那厚重的雨幕如同腾起一阵烟雾,看不出什么异常,不过沈行知的耳中却已经隐约听到,无数的马蹄声正由远及近,只是大雨倾盆的声音将其掩盖了下去。
就在沈行知察觉到异常之后,那四个武者并排而立,挡在了那老者身前,只是最左边那个武者,还明显戒备着沈行知。
破庙中气氛顿时凝聚到顶点,沈行知手握着书籍也不敢乱动分毫,别看他是个穿越者,可眼下也是弱鸡一只,这几个武者要杀他,也不过是手起刀落的事情。
庙外的马蹄声越来越明显,明显到那老者和药童也听到了,这两人明显露出了慌张的神色,下意识的缩紧身躯。
“这四个武者应该是这个世界守序阵营的,不然如此情况下他们应该先杀了我降低可能存在的风险,而他们只是警惕并未动手,至少不是那种草菅人命的亡命之徒。从他们的衣着和佩刀来看,都是统一制式的,应该是隶属于官府的。”沈行知脑海中不断的分析着,同时表现出毫无威胁的样子,而事实上他也确实毫无威胁。
很快雨幕中便出现许多身影,接着十余个身穿蓑衣头戴斗笠腰挂长刀的人走入破庙。
“军中健卒?”沈行知从这些斗笠人身上感觉到了浓浓的煞气,还有那行走间配合紧密的动作,一瞬间就猜到了这群人的身份。

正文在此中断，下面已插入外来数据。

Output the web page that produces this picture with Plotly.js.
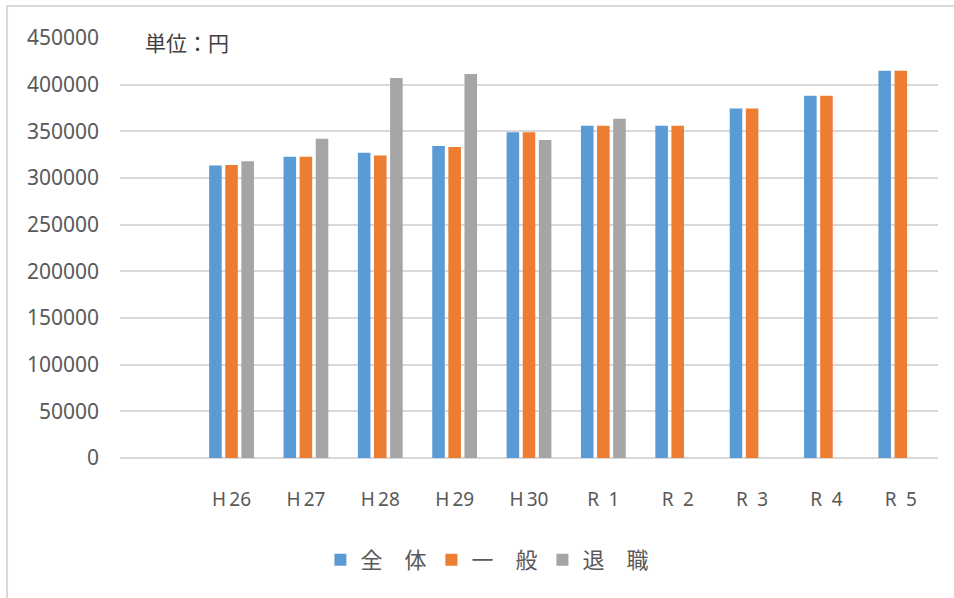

这两方人一见面明显剑拔弩张,沈行知心中也是越发好奇,按理说官府中人和军伍之人很难产生冲突,可这些军中健卒明显是冲着先前这拨人来的。
“你们是什么人?”那四个武者为首之人紧握刀柄,一脸警惕的喊道。
一行斗笠人充耳不闻,依然一步步的朝着庙中走来,住,我们是皇城司的人,此行大内公干,尔等不得上前。”眼看那些斗笠人越来越近,为首的武者掏出一块腰牌大声的喝道。
沈行知闻言也是心中一惊,没想到这几个人竟然是皇城司的人,这可是真正的天子近卫,类似于锦衣卫的存在。
“这个医者是宫里要的人?可皇宫之中有太医院,为什么还要招民间的医者?”沈行知的心中越发疑惑,同时他也大感不妙,感觉自己可能就卷入了一场巨大的纷争中。
那些斗笠人原本还有些气机隐而不发,可一听皇城司三个字,倒是好像确定了目标,下一刻十几把钢刀同时出鞘,接着二话不说的就朝着皇城司禁军杀去。
“我该怎么办?这些人敢袭杀皇城司的人,显然是谋逆大罪,只要战斗一结束,我必死无疑......”沈行知心中不断盘算着,别看现在这两拨人没有理自己,可一旦战斗结束,自己肯定难逃一死。
而沈行知现在也不敢趁乱溜走,他相信自己只要乱动,那些军中健卒立刻就会杀死自己,正面对抗他没有丝毫机会。